* begin DATASET ROWS *

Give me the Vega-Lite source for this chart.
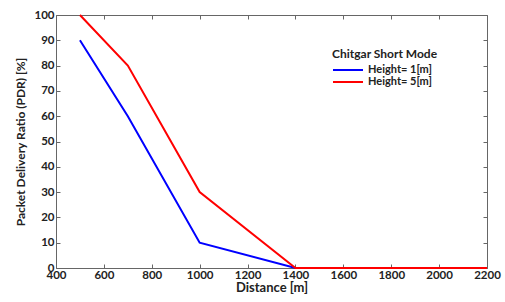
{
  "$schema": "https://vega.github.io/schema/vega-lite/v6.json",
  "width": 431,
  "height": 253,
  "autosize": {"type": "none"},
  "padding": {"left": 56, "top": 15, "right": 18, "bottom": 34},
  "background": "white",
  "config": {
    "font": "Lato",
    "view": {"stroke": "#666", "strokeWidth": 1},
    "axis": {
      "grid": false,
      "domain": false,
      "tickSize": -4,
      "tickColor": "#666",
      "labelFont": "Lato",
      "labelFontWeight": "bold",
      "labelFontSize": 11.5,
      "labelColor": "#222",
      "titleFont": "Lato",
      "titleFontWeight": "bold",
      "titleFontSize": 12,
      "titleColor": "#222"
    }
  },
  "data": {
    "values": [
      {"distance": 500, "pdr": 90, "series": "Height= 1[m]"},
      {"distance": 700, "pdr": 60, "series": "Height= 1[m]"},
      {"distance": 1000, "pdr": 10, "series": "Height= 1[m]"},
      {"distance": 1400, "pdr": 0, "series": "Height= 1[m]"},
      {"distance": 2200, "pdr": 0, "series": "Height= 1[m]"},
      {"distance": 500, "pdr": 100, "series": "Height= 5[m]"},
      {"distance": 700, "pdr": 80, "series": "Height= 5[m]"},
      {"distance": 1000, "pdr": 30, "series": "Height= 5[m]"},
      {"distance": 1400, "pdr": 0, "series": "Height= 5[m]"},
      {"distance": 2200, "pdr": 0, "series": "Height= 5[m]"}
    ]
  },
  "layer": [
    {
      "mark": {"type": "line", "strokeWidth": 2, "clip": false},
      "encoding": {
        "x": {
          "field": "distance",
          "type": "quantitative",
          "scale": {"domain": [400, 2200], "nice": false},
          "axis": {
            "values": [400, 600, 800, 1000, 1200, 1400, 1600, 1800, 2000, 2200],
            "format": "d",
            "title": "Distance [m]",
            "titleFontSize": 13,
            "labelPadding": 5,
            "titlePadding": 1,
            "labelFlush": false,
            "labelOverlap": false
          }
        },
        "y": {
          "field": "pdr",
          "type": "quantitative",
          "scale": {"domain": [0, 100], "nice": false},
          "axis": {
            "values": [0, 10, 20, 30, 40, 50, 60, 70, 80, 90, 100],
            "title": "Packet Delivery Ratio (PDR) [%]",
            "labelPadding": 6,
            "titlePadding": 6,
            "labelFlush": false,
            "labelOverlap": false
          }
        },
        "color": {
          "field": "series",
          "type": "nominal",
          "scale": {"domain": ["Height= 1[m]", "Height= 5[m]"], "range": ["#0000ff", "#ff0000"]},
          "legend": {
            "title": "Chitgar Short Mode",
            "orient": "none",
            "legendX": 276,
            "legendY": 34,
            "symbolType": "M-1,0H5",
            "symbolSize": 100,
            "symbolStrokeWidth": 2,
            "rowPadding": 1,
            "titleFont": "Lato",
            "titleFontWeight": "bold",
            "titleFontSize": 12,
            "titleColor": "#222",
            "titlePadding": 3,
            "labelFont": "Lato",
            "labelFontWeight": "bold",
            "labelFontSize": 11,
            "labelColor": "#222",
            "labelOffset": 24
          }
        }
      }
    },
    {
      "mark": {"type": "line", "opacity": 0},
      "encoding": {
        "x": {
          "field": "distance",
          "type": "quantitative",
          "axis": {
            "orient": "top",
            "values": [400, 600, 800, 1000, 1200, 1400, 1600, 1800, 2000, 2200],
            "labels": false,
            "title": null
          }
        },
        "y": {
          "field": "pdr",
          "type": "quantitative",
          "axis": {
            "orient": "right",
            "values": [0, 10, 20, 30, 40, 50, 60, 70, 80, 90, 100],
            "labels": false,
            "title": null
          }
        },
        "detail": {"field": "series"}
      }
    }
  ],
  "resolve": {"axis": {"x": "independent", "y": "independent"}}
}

* end DATASET ROWS *
* begin DATASET ROWS *

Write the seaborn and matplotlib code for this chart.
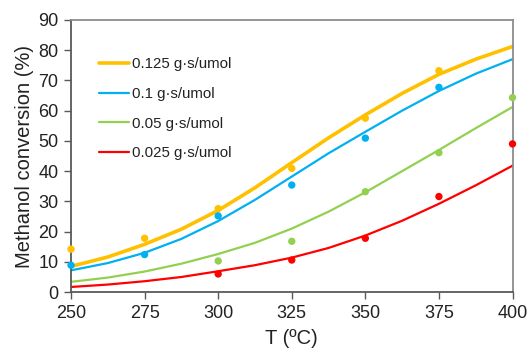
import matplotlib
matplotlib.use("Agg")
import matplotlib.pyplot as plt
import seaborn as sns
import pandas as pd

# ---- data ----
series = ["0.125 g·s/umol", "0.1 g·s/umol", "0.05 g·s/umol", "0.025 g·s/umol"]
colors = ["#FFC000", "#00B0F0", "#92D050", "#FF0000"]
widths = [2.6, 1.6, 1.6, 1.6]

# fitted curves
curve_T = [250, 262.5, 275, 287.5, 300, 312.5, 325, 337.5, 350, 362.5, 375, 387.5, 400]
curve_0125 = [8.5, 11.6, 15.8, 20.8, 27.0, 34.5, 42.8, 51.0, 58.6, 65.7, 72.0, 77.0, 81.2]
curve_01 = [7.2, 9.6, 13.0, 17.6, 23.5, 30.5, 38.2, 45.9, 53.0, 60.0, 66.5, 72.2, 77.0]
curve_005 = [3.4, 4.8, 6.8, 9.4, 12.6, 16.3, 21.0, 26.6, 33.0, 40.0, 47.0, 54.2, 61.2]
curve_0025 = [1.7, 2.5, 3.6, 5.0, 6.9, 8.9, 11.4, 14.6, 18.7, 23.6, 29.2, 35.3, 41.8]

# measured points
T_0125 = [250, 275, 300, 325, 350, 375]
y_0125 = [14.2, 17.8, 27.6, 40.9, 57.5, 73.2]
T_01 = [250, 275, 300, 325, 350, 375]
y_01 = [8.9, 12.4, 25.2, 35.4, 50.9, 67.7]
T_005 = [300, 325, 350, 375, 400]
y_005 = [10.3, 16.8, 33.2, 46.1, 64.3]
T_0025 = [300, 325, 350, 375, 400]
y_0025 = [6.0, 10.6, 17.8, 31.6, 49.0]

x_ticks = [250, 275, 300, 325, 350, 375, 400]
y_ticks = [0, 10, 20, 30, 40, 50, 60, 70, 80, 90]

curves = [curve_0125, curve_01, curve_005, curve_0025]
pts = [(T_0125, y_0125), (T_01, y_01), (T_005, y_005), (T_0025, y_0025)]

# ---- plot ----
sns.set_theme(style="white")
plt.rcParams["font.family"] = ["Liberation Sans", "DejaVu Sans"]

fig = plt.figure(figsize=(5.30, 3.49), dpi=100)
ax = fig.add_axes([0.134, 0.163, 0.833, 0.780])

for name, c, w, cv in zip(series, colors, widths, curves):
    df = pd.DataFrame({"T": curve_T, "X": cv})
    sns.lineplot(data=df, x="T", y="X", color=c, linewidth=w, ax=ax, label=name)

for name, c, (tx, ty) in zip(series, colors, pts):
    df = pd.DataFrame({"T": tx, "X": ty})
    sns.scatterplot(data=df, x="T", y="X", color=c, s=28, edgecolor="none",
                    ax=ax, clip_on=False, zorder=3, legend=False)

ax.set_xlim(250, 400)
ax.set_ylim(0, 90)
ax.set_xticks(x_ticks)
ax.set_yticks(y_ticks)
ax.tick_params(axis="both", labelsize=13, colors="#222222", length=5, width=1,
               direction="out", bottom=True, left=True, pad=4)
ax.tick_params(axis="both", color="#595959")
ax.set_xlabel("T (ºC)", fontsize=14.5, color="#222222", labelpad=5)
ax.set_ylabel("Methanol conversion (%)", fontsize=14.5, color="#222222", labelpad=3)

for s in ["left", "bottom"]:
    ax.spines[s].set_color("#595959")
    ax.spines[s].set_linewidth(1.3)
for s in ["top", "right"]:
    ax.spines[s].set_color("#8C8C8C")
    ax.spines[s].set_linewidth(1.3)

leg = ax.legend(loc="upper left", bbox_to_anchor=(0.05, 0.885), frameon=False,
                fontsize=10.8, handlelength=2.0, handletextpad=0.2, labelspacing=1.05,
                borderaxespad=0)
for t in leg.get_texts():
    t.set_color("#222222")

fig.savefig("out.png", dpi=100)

* end DATASET ROWS *

YOUR INSTRUCTIONS =
Among the entries above, locate the line with "Write the seaborn" and the line with "import pandas as pd". Give those two lines and all lines between them again, exactly, leaving out the pictures.

EXERCISE RESPONSE =
Write the seaborn and matplotlib code for this chart.
import matplotlib
matplotlib.use("Agg")
import matplotlib.pyplot as plt
import seaborn as sns
import pandas as pd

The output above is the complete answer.